Challenge: Everything in the listing except the pictures should be written out exactly.

Data block:
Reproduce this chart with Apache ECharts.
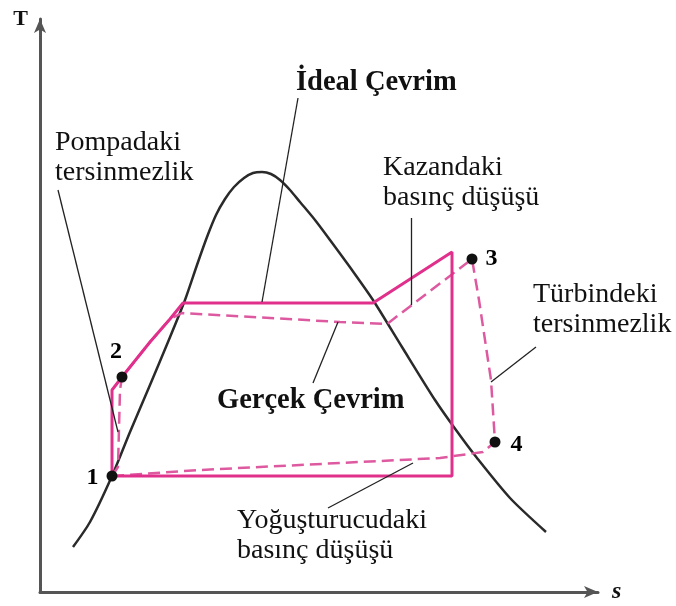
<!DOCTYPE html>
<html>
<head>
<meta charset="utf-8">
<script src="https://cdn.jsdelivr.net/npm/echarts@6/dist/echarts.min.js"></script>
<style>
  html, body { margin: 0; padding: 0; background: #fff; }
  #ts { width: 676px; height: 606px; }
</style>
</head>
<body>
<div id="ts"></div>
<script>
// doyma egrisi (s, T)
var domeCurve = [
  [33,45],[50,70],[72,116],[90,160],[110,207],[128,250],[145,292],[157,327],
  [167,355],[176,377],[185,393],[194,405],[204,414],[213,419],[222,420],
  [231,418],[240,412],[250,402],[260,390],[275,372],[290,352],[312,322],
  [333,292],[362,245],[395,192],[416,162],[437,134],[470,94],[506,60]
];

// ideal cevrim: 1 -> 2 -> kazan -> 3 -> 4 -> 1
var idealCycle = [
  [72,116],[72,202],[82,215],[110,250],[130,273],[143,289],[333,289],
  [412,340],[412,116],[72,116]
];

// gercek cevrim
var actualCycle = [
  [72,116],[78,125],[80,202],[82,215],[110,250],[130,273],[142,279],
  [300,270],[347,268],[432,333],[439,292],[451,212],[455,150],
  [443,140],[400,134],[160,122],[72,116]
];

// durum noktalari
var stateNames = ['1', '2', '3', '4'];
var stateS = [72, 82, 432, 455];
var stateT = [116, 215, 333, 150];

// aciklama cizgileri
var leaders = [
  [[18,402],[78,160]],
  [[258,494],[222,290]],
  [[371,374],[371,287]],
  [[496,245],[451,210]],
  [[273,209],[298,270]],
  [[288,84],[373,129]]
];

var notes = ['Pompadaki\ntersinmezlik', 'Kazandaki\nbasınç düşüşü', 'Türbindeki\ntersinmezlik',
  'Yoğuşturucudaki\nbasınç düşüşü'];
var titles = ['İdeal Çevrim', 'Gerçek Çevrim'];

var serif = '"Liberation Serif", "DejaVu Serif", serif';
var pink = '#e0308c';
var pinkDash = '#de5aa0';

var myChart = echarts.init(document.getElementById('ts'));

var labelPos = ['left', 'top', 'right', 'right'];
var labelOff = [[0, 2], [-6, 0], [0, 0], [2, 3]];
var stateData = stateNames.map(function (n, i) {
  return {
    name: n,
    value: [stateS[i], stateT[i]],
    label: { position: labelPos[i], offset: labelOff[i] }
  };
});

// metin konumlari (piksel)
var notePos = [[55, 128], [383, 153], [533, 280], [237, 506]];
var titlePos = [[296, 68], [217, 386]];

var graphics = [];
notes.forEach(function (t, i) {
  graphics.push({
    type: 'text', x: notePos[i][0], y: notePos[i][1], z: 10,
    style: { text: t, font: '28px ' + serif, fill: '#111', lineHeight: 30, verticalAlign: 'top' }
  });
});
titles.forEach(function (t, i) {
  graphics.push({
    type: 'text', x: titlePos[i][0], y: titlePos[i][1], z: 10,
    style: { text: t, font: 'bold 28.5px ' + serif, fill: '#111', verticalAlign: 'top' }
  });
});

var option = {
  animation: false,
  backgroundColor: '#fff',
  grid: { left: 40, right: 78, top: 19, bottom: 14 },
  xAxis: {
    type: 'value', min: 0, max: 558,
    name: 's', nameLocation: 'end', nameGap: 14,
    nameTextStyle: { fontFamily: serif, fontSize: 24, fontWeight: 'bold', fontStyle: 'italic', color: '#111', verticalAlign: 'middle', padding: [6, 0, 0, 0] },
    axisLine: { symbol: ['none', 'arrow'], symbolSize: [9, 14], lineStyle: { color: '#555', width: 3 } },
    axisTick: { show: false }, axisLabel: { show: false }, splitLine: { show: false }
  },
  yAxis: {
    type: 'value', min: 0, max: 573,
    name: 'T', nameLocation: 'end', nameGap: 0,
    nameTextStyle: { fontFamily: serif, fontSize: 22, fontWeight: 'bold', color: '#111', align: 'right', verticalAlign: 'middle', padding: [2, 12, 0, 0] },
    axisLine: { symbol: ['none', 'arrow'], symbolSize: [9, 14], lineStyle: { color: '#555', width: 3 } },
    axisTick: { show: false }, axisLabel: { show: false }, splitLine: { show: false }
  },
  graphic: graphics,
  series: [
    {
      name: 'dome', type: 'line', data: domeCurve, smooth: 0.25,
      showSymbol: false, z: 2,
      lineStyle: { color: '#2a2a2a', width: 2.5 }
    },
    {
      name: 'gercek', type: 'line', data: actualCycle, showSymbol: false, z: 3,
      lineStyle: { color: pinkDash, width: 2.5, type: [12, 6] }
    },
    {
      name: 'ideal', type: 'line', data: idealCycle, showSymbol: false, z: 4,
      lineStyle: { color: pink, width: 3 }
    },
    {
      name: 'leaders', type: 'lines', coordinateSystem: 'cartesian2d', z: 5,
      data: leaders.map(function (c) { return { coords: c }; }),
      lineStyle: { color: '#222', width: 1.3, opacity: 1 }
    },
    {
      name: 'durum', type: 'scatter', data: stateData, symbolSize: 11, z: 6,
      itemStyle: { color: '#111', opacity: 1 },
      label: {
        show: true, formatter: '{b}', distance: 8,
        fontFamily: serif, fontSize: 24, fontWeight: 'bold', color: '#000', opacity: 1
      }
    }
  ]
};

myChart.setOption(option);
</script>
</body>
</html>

The result:
Reproduce this chart with Apache ECharts.
<!DOCTYPE html>
<html>
<head>
<meta charset="utf-8">
<script src="https://cdn.jsdelivr.net/npm/echarts@6/dist/echarts.min.js"></script>
<style>
  html, body { margin: 0; padding: 0; background: #fff; }
  #ts { width: 676px; height: 606px; }
</style>
</head>
<body>
<div id="ts"></div>
<script>
// doyma egrisi (s, T)
var domeCurve = [
  [33,45],[50,70],[72,116],[90,160],[110,207],[128,250],[145,292],[157,327],
  [167,355],[176,377],[185,393],[194,405],[204,414],[213,419],[222,420],
  [231,418],[240,412],[250,402],[260,390],[275,372],[290,352],[312,322],
  [333,292],[362,245],[395,192],[416,162],[437,134],[470,94],[506,60]
];

// ideal cevrim: 1 -> 2 -> kazan -> 3 -> 4 -> 1
var idealCycle = [
  [72,116],[72,202],[82,215],[110,250],[130,273],[143,289],[333,289],
  [412,340],[412,116],[72,116]
];

// gercek cevrim
var actualCycle = [
  [72,116],[78,125],[80,202],[82,215],[110,250],[130,273],[142,279],
  [300,270],[347,268],[432,333],[439,292],[451,212],[455,150],
  [443,140],[400,134],[160,122],[72,116]
];

// durum noktalari
var stateNames = ['1', '2', '3', '4'];
var stateS = [72, 82, 432, 455];
var stateT = [116, 215, 333, 150];

// aciklama cizgileri
var leaders = [
  [[18,402],[78,160]],
  [[258,494],[222,290]],
  [[371,374],[371,287]],
  [[496,245],[451,210]],
  [[273,209],[298,270]],
  [[288,84],[373,129]]
];

var notes = ['Pompadaki\ntersinmezlik', 'Kazandaki\nbasınç düşüşü', 'Türbindeki\ntersinmezlik',
  'Yoğuşturucudaki\nbasınç düşüşü'];
var titles = ['İdeal Çevrim', 'Gerçek Çevrim'];

var serif = '"Liberation Serif", "DejaVu Serif", serif';
var pink = '#e0308c';
var pinkDash = '#de5aa0';

var myChart = echarts.init(document.getElementById('ts'));

var labelPos = ['left', 'top', 'right', 'right'];
var labelOff = [[0, 2], [-6, 0], [0, 0], [2, 3]];
var stateData = stateNames.map(function (n, i) {
  return {
    name: n,
    value: [stateS[i], stateT[i]],
    label: { position: labelPos[i], offset: labelOff[i] }
  };
});

// metin konumlari (piksel)
var notePos = [[55, 128], [383, 153], [533, 280], [237, 506]];
var titlePos = [[296, 68], [217, 386]];

var graphics = [];
notes.forEach(function (t, i) {
  graphics.push({
    type: 'text', x: notePos[i][0], y: notePos[i][1], z: 10,
    style: { text: t, font: '28px ' + serif, fill: '#111', lineHeight: 30, verticalAlign: 'top' }
  });
});
titles.forEach(function (t, i) {
  graphics.push({
    type: 'text', x: titlePos[i][0], y: titlePos[i][1], z: 10,
    style: { text: t, font: 'bold 28.5px ' + serif, fill: '#111', verticalAlign: 'top' }
  });
});

var option = {
  animation: false,
  backgroundColor: '#fff',
  grid: { left: 40, right: 78, top: 19, bottom: 14 },
  xAxis: {
    type: 'value', min: 0, max: 558,
    name: 's', nameLocation: 'end', nameGap: 14,
    nameTextStyle: { fontFamily: serif, fontSize: 24, fontWeight: 'bold', fontStyle: 'italic', color: '#111', verticalAlign: 'middle', padding: [6, 0, 0, 0] },
    axisLine: { symbol: ['none', 'arrow'], symbolSize: [9, 14], lineStyle: { color: '#555', width: 3 } },
    axisTick: { show: false }, axisLabel: { show: false }, splitLine: { show: false }
  },
  yAxis: {
    type: 'value', min: 0, max: 573,
    name: 'T', nameLocation: 'end', nameGap: 0,
    nameTextStyle: { fontFamily: serif, fontSize: 22, fontWeight: 'bold', color: '#111', align: 'right', verticalAlign: 'middle', padding: [2, 12, 0, 0] },
    axisLine: { symbol: ['none', 'arrow'], symbolSize: [9, 14], lineStyle: { color: '#555', width: 3 } },
    axisTick: { show: false }, axisLabel: { show: false }, splitLine: { show: false }
  },
  graphic: graphics,
  series: [
    {
      name: 'dome', type: 'line', data: domeCurve, smooth: 0.25,
      showSymbol: false, z: 2,
      lineStyle: { color: '#2a2a2a', width: 2.5 }
    },
    {
      name: 'gercek', type: 'line', data: actualCycle, showSymbol: false, z: 3,
      lineStyle: { color: pinkDash, width: 2.5, type: [12, 6] }
    },
    {
      name: 'ideal', type: 'line', data: idealCycle, showSymbol: false, z: 4,
      lineStyle: { color: pink, width: 3 }
    },
    {
      name: 'leaders', type: 'lines', coordinateSystem: 'cartesian2d', z: 5,
      data: leaders.map(function (c) { return { coords: c }; }),
      lineStyle: { color: '#222', width: 1.3, opacity: 1 }
    },
    {
      name: 'durum', type: 'scatter', data: stateData, symbolSize: 11, z: 6,
      itemStyle: { color: '#111', opacity: 1 },
      label: {
        show: true, formatter: '{b}', distance: 8,
        fontFamily: serif, fontSize: 24, fontWeight: 'bold', color: '#000', opacity: 1
      }
    }
  ]
};

myChart.setOption(option);
</script>
</body>
</html>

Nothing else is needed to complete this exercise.